### TASK DIRECTIONS
Search the data below for the word "this" and copy each line that holds it.
>> start
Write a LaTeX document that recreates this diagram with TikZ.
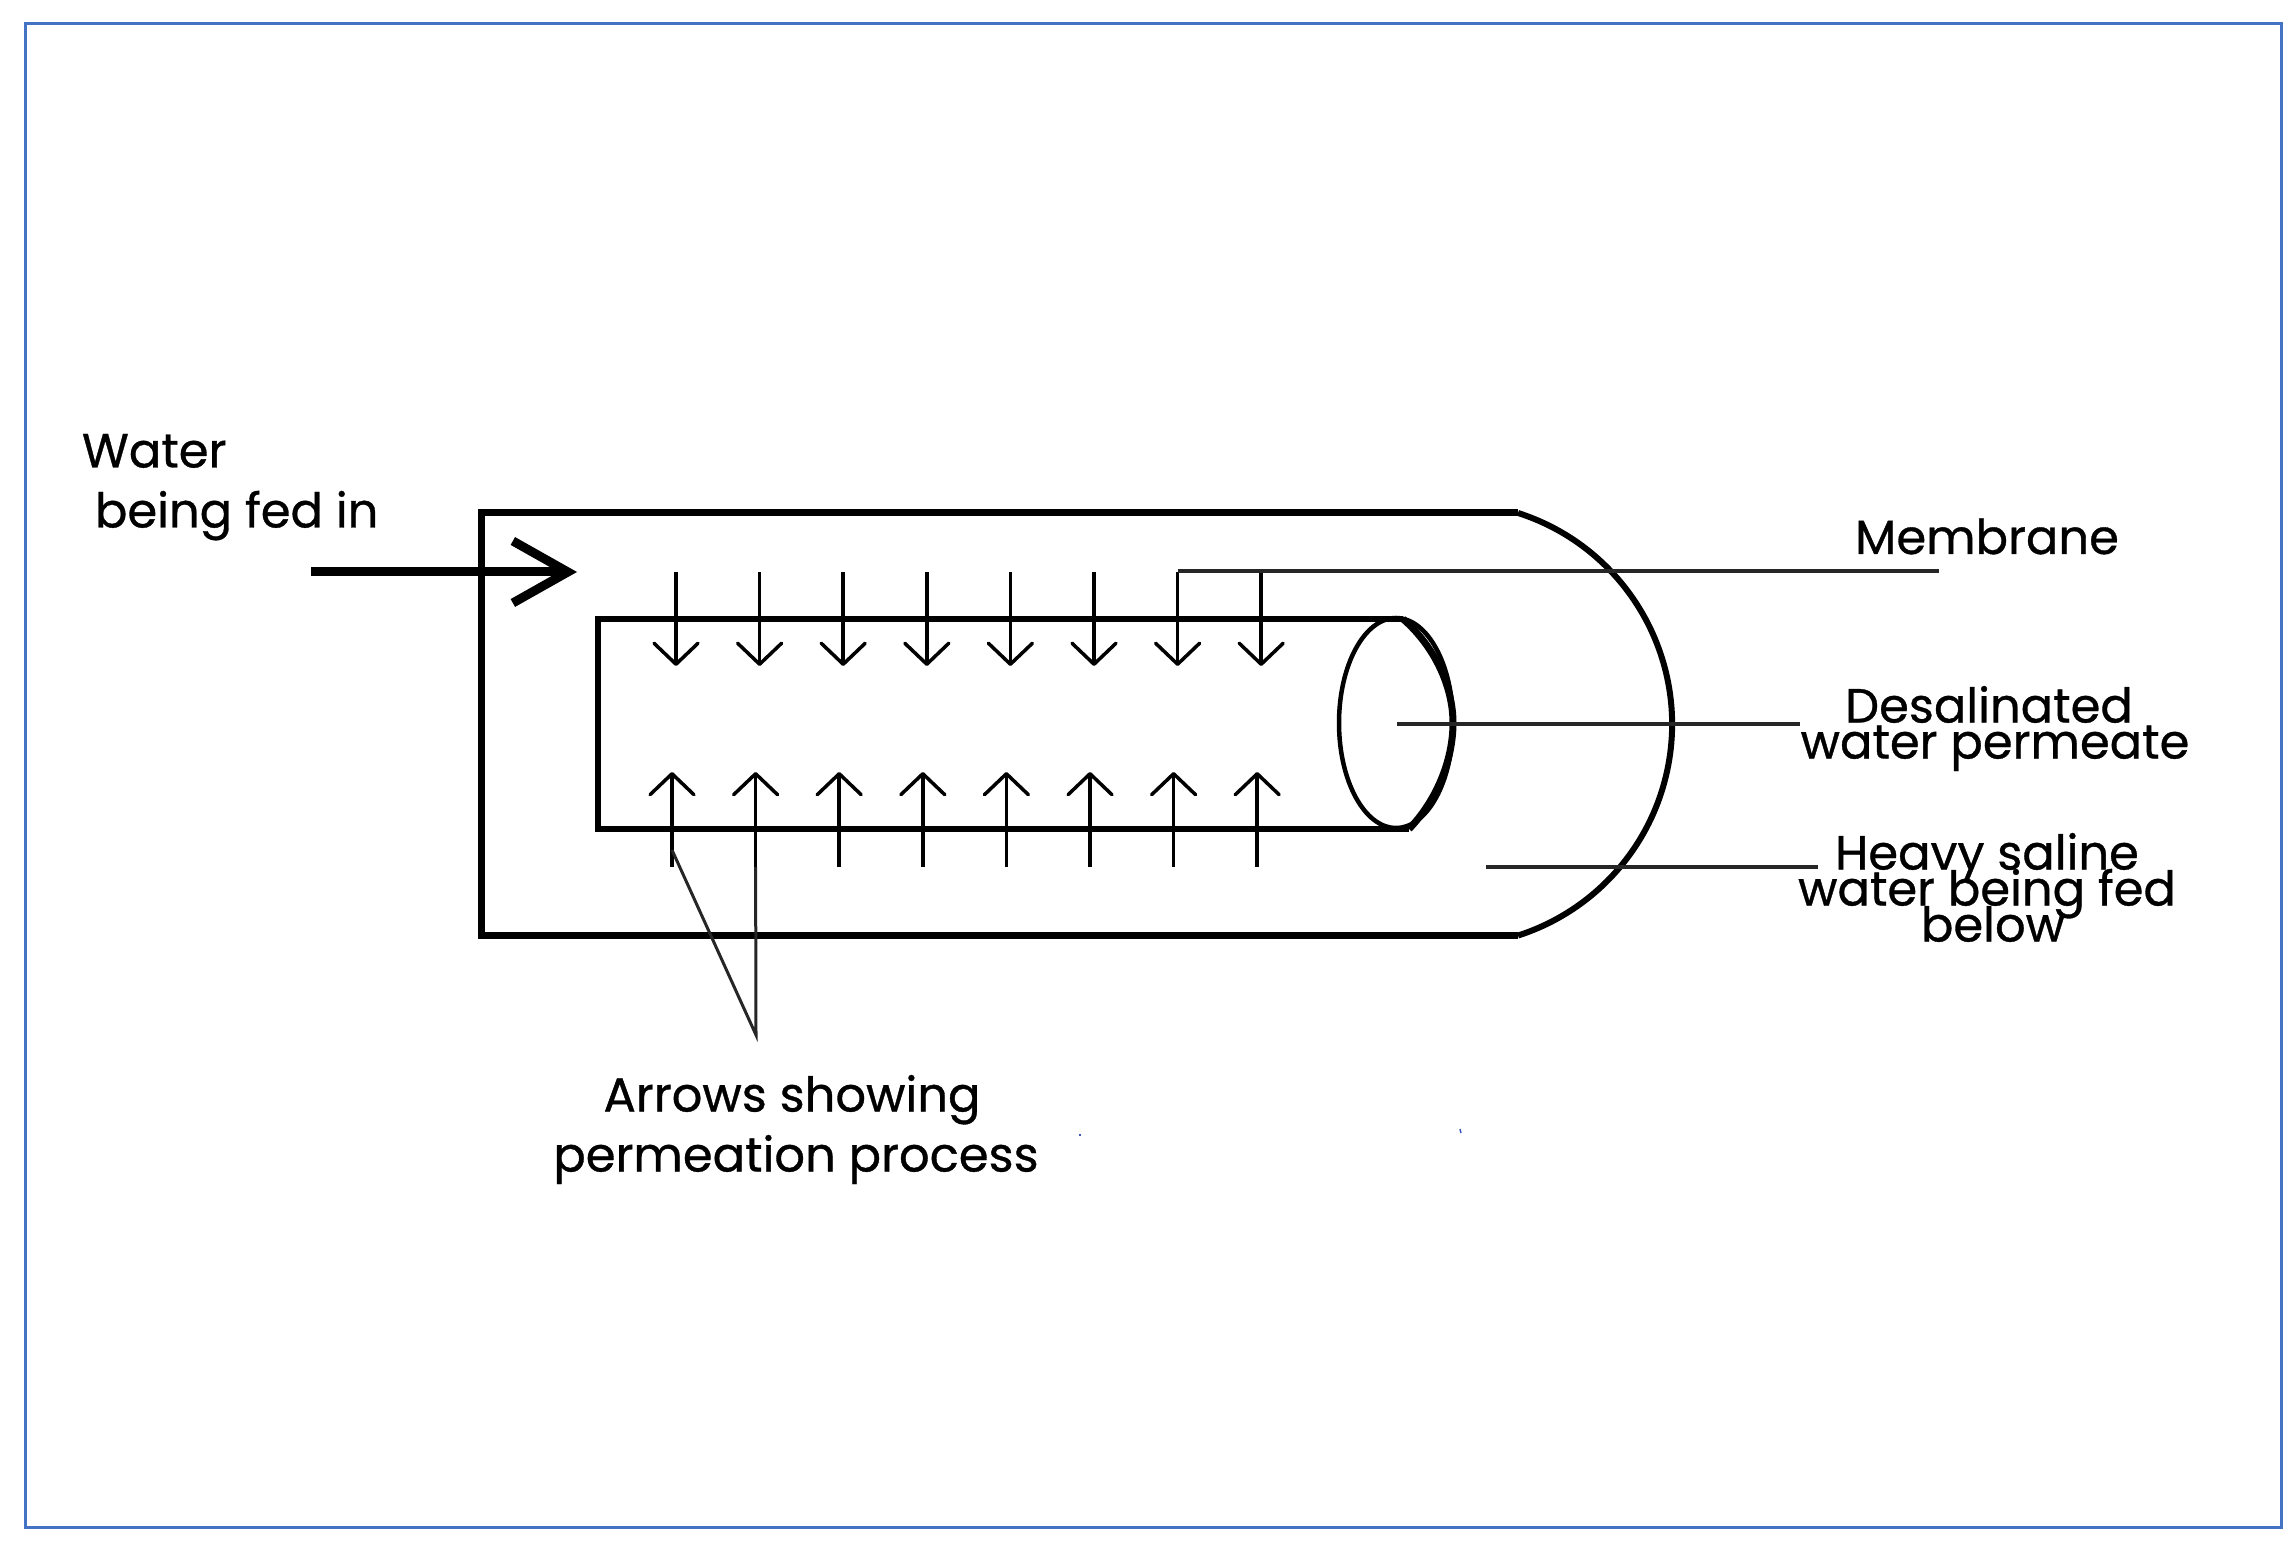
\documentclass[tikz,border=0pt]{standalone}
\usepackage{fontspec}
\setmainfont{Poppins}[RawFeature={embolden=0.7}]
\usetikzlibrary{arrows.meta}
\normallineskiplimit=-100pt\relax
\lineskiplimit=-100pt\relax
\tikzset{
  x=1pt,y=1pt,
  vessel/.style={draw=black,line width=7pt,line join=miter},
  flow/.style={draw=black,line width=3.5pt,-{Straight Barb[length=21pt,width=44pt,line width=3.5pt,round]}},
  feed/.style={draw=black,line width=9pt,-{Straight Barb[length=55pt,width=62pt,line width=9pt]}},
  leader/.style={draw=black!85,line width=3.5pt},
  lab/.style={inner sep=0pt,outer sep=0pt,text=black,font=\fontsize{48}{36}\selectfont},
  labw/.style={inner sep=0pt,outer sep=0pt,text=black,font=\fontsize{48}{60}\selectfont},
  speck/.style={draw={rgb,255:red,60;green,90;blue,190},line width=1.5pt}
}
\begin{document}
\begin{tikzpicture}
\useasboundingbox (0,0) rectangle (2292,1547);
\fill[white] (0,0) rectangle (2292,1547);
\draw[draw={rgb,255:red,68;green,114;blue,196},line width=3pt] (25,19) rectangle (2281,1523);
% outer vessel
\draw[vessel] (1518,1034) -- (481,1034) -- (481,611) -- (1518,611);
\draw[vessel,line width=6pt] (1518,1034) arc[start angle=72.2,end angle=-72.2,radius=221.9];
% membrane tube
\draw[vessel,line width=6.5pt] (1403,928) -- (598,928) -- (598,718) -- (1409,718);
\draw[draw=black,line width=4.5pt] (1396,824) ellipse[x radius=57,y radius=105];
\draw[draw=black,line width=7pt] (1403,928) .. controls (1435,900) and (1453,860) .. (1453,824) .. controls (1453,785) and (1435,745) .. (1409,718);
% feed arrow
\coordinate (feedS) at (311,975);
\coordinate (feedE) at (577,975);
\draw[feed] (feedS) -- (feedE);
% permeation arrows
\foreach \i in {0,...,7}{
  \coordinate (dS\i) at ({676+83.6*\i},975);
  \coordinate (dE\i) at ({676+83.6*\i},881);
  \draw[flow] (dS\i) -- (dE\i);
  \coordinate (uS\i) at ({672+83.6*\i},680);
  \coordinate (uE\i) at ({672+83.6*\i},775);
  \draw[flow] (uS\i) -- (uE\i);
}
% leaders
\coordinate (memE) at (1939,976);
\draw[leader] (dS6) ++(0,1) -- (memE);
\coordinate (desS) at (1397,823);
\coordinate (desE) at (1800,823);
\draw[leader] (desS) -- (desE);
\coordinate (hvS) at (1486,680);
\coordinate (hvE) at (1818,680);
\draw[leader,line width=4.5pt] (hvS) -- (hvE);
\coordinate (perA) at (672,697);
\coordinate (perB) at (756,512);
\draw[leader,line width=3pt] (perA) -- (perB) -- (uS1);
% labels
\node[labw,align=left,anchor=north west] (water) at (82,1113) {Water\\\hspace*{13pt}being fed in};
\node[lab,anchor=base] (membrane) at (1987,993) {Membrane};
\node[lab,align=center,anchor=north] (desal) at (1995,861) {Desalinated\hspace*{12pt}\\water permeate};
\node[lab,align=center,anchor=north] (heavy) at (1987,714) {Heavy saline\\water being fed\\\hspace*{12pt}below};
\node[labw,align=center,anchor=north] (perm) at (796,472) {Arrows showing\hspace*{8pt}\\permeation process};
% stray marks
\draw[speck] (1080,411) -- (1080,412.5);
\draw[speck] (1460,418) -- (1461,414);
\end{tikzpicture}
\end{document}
>> end
>> start
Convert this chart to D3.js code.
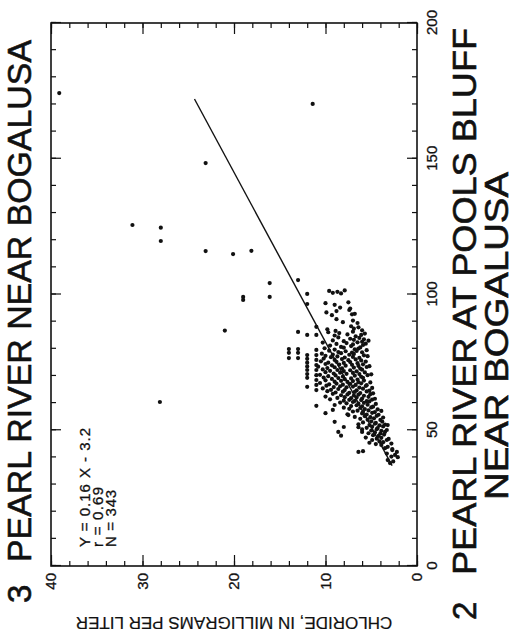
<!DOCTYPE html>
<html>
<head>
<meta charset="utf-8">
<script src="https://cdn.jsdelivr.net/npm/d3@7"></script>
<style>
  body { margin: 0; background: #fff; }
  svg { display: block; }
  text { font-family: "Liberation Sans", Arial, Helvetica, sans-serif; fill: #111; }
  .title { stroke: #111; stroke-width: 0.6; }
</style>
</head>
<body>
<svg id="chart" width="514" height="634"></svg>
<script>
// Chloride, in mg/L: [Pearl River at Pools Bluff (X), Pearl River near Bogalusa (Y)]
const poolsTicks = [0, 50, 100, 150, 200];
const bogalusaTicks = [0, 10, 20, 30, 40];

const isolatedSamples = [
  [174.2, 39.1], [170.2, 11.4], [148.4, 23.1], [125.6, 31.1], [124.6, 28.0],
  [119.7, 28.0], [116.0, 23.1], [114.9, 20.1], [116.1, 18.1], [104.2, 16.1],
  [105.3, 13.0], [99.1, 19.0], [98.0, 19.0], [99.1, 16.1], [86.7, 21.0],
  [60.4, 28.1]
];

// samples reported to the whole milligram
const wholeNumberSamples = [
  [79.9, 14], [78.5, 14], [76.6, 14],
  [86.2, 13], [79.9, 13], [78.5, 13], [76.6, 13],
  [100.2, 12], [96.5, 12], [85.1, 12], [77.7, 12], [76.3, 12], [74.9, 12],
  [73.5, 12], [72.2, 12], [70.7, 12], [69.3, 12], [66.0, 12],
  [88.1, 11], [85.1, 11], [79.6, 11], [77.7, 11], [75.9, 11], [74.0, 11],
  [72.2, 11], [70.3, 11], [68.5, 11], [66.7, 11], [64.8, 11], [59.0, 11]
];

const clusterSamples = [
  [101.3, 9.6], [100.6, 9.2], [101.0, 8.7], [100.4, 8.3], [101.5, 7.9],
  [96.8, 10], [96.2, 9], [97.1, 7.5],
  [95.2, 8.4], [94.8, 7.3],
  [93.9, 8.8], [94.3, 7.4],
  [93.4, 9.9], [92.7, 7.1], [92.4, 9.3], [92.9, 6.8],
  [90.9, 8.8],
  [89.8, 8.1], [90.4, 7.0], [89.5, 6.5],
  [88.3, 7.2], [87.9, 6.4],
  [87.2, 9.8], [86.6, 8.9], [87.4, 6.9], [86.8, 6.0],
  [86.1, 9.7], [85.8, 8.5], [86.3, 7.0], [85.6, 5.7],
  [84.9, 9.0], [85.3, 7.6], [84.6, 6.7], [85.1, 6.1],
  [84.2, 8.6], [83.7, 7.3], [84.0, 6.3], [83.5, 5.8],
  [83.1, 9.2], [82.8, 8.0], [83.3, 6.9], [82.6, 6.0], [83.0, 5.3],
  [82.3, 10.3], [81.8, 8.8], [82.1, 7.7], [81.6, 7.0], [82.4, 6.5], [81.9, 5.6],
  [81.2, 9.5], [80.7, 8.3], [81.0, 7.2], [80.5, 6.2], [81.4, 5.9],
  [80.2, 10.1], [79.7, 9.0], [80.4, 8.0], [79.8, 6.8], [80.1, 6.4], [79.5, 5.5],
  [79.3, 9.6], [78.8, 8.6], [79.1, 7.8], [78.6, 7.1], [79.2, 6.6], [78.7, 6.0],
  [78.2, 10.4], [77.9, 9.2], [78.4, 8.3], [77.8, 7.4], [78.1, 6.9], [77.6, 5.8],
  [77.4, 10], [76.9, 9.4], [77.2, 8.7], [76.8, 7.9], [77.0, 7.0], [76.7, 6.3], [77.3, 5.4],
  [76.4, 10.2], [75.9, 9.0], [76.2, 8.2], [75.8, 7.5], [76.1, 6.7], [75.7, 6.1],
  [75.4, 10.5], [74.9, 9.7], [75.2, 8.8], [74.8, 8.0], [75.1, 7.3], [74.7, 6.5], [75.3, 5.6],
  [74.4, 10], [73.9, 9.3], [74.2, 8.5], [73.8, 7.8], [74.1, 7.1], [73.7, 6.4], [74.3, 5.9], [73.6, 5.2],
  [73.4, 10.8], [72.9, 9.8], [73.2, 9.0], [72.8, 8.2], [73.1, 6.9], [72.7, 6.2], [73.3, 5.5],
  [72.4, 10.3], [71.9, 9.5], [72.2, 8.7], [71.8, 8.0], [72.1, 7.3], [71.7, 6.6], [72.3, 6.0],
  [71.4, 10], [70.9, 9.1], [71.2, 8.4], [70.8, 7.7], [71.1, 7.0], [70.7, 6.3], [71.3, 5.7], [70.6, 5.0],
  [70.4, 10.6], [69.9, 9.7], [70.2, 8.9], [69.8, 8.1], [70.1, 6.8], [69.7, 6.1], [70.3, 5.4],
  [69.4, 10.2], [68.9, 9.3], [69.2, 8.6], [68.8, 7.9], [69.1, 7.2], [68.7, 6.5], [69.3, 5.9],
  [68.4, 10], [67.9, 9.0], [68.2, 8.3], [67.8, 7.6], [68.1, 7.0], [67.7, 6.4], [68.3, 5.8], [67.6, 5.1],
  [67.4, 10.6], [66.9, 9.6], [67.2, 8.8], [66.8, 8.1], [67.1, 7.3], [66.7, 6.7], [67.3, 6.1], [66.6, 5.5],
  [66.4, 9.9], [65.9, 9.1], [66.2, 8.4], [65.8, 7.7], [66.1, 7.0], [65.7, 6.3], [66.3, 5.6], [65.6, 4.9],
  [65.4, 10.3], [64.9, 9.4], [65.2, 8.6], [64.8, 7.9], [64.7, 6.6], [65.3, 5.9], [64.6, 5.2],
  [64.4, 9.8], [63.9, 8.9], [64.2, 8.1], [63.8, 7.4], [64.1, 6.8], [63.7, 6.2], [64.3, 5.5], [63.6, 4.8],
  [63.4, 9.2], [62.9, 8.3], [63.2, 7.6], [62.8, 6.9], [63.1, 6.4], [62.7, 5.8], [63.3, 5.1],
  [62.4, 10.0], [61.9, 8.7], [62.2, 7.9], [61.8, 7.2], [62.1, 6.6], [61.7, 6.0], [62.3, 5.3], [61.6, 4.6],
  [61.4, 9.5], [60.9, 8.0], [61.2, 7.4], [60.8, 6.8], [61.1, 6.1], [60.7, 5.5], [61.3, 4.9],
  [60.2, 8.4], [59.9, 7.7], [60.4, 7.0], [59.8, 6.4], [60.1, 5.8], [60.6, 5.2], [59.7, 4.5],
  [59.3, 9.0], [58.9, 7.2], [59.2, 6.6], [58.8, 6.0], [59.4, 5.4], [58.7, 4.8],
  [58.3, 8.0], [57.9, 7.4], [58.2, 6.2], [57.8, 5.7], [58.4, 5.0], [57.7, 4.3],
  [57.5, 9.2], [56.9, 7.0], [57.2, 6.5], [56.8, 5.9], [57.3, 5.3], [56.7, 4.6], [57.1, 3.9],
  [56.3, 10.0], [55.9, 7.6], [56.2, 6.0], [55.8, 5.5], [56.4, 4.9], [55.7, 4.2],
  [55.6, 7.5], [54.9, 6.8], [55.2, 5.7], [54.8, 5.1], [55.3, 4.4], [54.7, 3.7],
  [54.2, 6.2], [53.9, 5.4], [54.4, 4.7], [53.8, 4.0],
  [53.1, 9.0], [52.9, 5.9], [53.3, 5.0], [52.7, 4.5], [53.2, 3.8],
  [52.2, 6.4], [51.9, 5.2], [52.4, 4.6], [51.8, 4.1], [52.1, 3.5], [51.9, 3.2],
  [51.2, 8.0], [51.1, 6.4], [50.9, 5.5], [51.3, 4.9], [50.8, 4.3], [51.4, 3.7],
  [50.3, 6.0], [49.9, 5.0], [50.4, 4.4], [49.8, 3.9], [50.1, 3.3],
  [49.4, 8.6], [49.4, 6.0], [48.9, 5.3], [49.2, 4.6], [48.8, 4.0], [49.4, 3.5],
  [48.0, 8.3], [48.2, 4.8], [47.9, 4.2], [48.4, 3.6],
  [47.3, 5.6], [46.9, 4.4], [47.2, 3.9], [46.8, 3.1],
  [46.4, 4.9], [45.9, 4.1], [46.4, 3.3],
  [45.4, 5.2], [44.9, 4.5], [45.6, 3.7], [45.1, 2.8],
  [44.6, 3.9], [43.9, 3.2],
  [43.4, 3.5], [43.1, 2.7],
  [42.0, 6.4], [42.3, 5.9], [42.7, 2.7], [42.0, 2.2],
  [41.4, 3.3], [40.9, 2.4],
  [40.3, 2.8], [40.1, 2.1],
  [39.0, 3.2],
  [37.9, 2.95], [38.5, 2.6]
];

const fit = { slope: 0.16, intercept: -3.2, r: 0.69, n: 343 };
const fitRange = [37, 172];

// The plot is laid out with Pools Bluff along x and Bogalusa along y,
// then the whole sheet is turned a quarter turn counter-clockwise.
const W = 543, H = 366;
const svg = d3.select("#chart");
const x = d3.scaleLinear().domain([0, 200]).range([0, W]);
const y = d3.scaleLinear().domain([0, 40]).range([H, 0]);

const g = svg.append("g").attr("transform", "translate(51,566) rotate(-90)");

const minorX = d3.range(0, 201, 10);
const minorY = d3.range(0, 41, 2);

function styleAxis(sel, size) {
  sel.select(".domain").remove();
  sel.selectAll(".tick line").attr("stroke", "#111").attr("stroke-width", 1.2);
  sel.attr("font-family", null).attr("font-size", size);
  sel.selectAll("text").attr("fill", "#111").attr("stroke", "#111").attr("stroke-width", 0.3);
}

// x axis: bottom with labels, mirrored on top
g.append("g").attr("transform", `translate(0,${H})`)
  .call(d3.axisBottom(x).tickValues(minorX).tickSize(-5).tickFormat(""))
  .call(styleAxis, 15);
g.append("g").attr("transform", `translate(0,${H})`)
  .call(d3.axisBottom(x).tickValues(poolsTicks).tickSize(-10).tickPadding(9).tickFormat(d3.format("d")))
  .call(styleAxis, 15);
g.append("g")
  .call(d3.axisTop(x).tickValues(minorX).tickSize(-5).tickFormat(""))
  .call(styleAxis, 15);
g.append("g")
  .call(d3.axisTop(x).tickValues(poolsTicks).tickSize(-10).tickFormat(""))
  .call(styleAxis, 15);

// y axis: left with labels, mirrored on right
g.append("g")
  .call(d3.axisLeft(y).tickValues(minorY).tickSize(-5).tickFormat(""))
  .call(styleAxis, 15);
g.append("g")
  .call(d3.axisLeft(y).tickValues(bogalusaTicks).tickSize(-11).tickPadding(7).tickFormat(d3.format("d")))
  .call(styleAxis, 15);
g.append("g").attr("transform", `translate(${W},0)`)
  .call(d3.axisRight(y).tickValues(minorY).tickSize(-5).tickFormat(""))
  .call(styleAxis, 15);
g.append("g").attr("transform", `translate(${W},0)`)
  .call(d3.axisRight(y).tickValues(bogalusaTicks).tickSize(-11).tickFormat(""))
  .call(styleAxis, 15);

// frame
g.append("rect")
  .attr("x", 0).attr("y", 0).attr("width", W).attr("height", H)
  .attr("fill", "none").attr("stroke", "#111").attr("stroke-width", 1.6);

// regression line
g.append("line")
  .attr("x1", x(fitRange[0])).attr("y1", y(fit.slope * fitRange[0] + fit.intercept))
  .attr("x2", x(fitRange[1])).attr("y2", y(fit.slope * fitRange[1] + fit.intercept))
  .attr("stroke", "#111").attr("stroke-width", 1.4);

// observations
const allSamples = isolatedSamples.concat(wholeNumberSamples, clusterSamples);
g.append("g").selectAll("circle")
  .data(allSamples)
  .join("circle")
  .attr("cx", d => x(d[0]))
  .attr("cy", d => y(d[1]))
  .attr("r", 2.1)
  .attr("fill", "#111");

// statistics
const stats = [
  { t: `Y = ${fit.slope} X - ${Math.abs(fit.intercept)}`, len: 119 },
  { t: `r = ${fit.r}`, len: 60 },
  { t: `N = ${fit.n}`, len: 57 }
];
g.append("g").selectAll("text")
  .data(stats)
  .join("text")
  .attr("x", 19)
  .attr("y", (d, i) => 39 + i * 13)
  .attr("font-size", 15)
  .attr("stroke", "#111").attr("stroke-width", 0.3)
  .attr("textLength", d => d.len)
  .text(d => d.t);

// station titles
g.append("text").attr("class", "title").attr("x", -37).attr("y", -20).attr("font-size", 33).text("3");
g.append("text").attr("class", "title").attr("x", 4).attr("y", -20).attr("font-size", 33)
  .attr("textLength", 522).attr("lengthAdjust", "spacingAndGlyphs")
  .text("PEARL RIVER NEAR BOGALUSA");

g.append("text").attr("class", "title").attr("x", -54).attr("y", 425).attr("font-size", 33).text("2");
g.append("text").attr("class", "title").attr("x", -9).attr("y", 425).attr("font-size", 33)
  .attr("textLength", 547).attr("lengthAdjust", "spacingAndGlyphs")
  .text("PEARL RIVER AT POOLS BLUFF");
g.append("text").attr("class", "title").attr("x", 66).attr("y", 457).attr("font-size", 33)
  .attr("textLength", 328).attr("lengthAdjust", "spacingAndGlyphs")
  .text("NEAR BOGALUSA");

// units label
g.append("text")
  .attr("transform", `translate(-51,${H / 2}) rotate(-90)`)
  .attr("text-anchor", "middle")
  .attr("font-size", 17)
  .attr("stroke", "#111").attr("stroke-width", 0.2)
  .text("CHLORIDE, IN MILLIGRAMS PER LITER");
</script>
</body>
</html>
>> end
### THE RESULT
Write a LaTeX document that recreates this diagram with TikZ.
Convert this chart to D3.js code.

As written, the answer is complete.